Provided material:
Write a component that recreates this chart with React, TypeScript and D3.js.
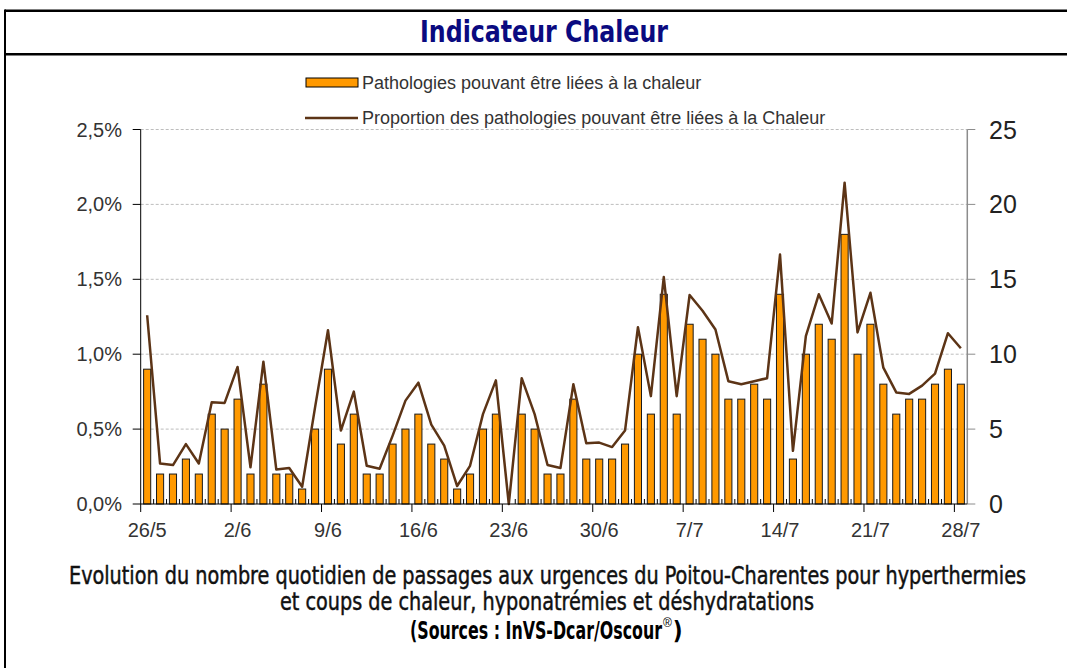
import * as d3 from "d3";

// daily values, 26/5 -> 28/7
const startDay = new Date(2013, 4, 26);
const endDay = new Date(2013, 6, 29);
const categories = d3.timeDay
  .range(startDay, endDay)
  .map((d) => `${d.getDate()}/${d.getMonth() + 1}`);

const tickLabels = ["26/5", "2/6", "9/6", "16/6", "23/6", "30/6", "7/7", "14/7", "21/7", "28/7"];

// nombre de passages (right axis)
const counts = [
  9, 2, 2, 3, 2, 6, 5, 7, 2, 8, 2, 2, 1, 5, 9, 4, 6, 2, 2, 4, 5,
  6, 4, 3, 1, 2, 5, 6, 0, 6, 5, 2, 2, 7, 3, 3, 3, 4, 10, 6, 14,
  6, 12, 11, 10, 7, 7, 8, 7, 14, 3, 10, 12, 11, 18, 10, 12, 8, 6, 7, 7, 8, 9, 8,
];

// proportion in % (left axis)
const proportion = [
  1.26, 0.27, 0.26, 0.4, 0.27, 0.68, 0.675, 0.915, 0.245, 0.95, 0.23, 0.24, 0.115, 0.645, 1.16, 0.49, 0.75, 0.255, 0.235, 0.455, 0.69,
  0.81, 0.53, 0.39, 0.12, 0.255, 0.6, 0.825, 0.0, 0.84, 0.6, 0.26, 0.24, 0.8, 0.405, 0.41, 0.38, 0.49, 1.18, 0.72, 1.515,
  0.72, 1.395, 1.29, 1.165, 0.82, 0.8, 0.82, 0.84, 1.665, 0.355, 1.12, 1.4, 1.205, 2.145, 1.145, 1.41, 0.91, 0.745, 0.735, 0.79, 0.87, 1.14, 1.04,
];

const leftTicks = [0, 0.5, 1.0, 1.5, 2.0, 2.5];
const rightTicks = [0, 5, 10, 15, 20, 25];

const narrow = "'Liberation Sans Narrow', 'DejaVu Sans Condensed', 'Roboto Condensed', sans-serif";
const sans = "'Liberation Sans', Arial, sans-serif";

export default function App() {
  const plot = { left: 140.7, right: 967.3, top: 129.5, bottom: 504 };

  const x = d3
    .scaleBand<string>()
    .domain(categories)
    .range([plot.left, plot.right])
    .paddingInner(0.45)
    .paddingOuter(0.225);
  const step = x.step();
  const yPct = d3.scaleLinear().domain([0, 2.5]).range([plot.bottom, plot.top]);
  const yCount = d3.scaleLinear().domain([0, 25]).range([plot.bottom, plot.top]);

  const line = d3
    .line<number>()
    .x((_, i) => x(categories[i])! + x.bandwidth() / 2)
    .y((d) => yPct(d));

  const boundary = (i: number) => plot.left + i * step;

  return (
    <svg
      width={1067}
      height={668}
      style={{ position: "absolute", left: 0, top: 0, background: "#fff" }}
    >
      {/* frame */}
      <line x1={5} x2={1067} y1={10.7} y2={10.7} stroke="#000" strokeWidth={2.5} />
      <line x1={5} x2={1067} y1={54.3} y2={54.3} stroke="#000" strokeWidth={2.5} />
      <line x1={5} x2={5} y1={9.5} y2={668} stroke="#000" strokeWidth={2} />
      <text
        x={420}
        y={41.7}
        fontFamily={narrow}
        fontWeight="bold"
        fontSize={30}
        fill="#0a0a80"
        textLength={248}
        lengthAdjust="spacingAndGlyphs"
      >
        Indicateur Chaleur
      </text>

      {/* legend */}
      <rect x={306} y={78} width={52} height={9} fill="#ff9900" stroke="#000" strokeWidth={1} />
      <text x={362} y={89} fontFamily={sans} fontSize={18} fill="#333">
        Pathologies pouvant être liées à la chaleur
      </text>
      <line x1={305} x2={358} y1={118} y2={118} stroke="#5c3416" strokeWidth={2.5} />
      <text x={362} y={124} fontFamily={sans} fontSize={18} fill="#333">
        Proportion des pathologies pouvant être liées à la Chaleur
      </text>

      {/* grid */}
      {leftTicks.slice(1).map((t) => (
        <line
          key={`g-${t}`}
          x1={plot.left}
          x2={plot.right}
          y1={yPct(t)}
          y2={yPct(t)}
          stroke="#bdbdbd"
          strokeDasharray="3,2"
        />
      ))}

      {/* bars */}
      {counts.map((v, i) =>
        v > 0 ? (
          <rect
            key={`bar-${i}`}
            x={x(categories[i])}
            y={yCount(v)}
            width={x.bandwidth()}
            height={plot.bottom - yCount(v)}
            fill="#ff9900"
            stroke="#1a1a1a"
            strokeWidth={1}
          />
        ) : null
      )}

      {/* line */}
      <path d={line(proportion) ?? ""} fill="none" stroke="#5c3416" strokeWidth={2.5} strokeLinejoin="round" />

      {/* left axis */}
      <line x1={plot.left} x2={plot.left} y1={plot.top} y2={plot.bottom} stroke="#000" />
      {leftTicks.map((t) => (
        <g key={`l-${t}`}>
          <line x1={plot.left - 8} x2={plot.left} y1={yPct(t)} y2={yPct(t)} stroke="#000" />
          <text
            x={122}
            y={yPct(t)}
            dy="0.35em"
            textAnchor="end"
            fontFamily={sans}
            fontSize={20}
            fill="#333"
          >
            {d3.format(".1f")(t).replace(".", ",")}%
          </text>
        </g>
      ))}

      {/* right axis */}
      <line x1={plot.right} x2={plot.right} y1={plot.top} y2={plot.bottom} stroke="#8c8c8c" strokeWidth={1.5} />
      {rightTicks.map((t) => (
        <g key={`r-${t}`}>
          <line x1={plot.right} x2={plot.right + 8} y1={yCount(t)} y2={yCount(t)} stroke="#8c8c8c" />
          <text x={989} y={yCount(t)} dy="0.36em" fontFamily={sans} fontSize={25} fill="#222">
            {t}
          </text>
        </g>
      ))}

      {/* bottom axis */}
      <line x1={plot.left} x2={plot.right} y1={plot.bottom} y2={plot.bottom} stroke="#000" />
      {categories.map((c, i) =>
        i % 7 === 0 ? (
          <g key={`t-${c}`}>
            <line x1={boundary(i)} x2={boundary(i)} y1={plot.bottom} y2={plot.bottom + 8} stroke="#000" />
            <text
              x={x(c)! + x.bandwidth() / 2}
              y={537}
              textAnchor="middle"
              fontFamily={sans}
              fontSize={20}
              fill="#333"
            >
              {tickLabels[i / 7]}
            </text>
          </g>
        ) : (
          <line
            key={`t-${c}`}
            x1={boundary(i)}
            x2={boundary(i)}
            y1={plot.bottom - 5}
            y2={plot.bottom}
            stroke="#000"
          />
        )
      )}

      {/* caption */}
      <text
        x={69}
        y={583.5}
        fontFamily={narrow}
        fontSize={24}
        fill="#111"
        stroke="#111"
        strokeWidth={0.45}
        textLength={957}
        lengthAdjust="spacingAndGlyphs"
      >
        Evolution du nombre quotidien de passages aux urgences du Poitou-Charentes pour hyperthermies
      </text>
      <text
        x={280}
        y={609.5}
        fontFamily={narrow}
        fontSize={24}
        fill="#111"
        stroke="#111"
        strokeWidth={0.45}
        textLength={534}
        lengthAdjust="spacingAndGlyphs"
      >
        et coups de chaleur, hyponatrémies et déshydratations
      </text>
      <text x={410} y={639} fontFamily={narrow} fontWeight="bold" fontSize={24} fill="#000">
        <tspan textLength={252} lengthAdjust="spacingAndGlyphs">
          (Sources : InVS-Dcar/Oscour
        </tspan>
        <tspan fontFamily={sans} fontWeight="normal" fontSize={12} dx={1} dy={-12}>
          ®
        </tspan>
        <tspan dx={1} dy={12}>
          )
        </tspan>
      </text>
    </svg>
  );
}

What this task involves: Leave out the pictures, then repeat the listing above exactly from its first line to the line with "import * as", inclusive.

Written response:
Write a component that recreates this chart with React, TypeScript and D3.js.
import * as d3 from "d3";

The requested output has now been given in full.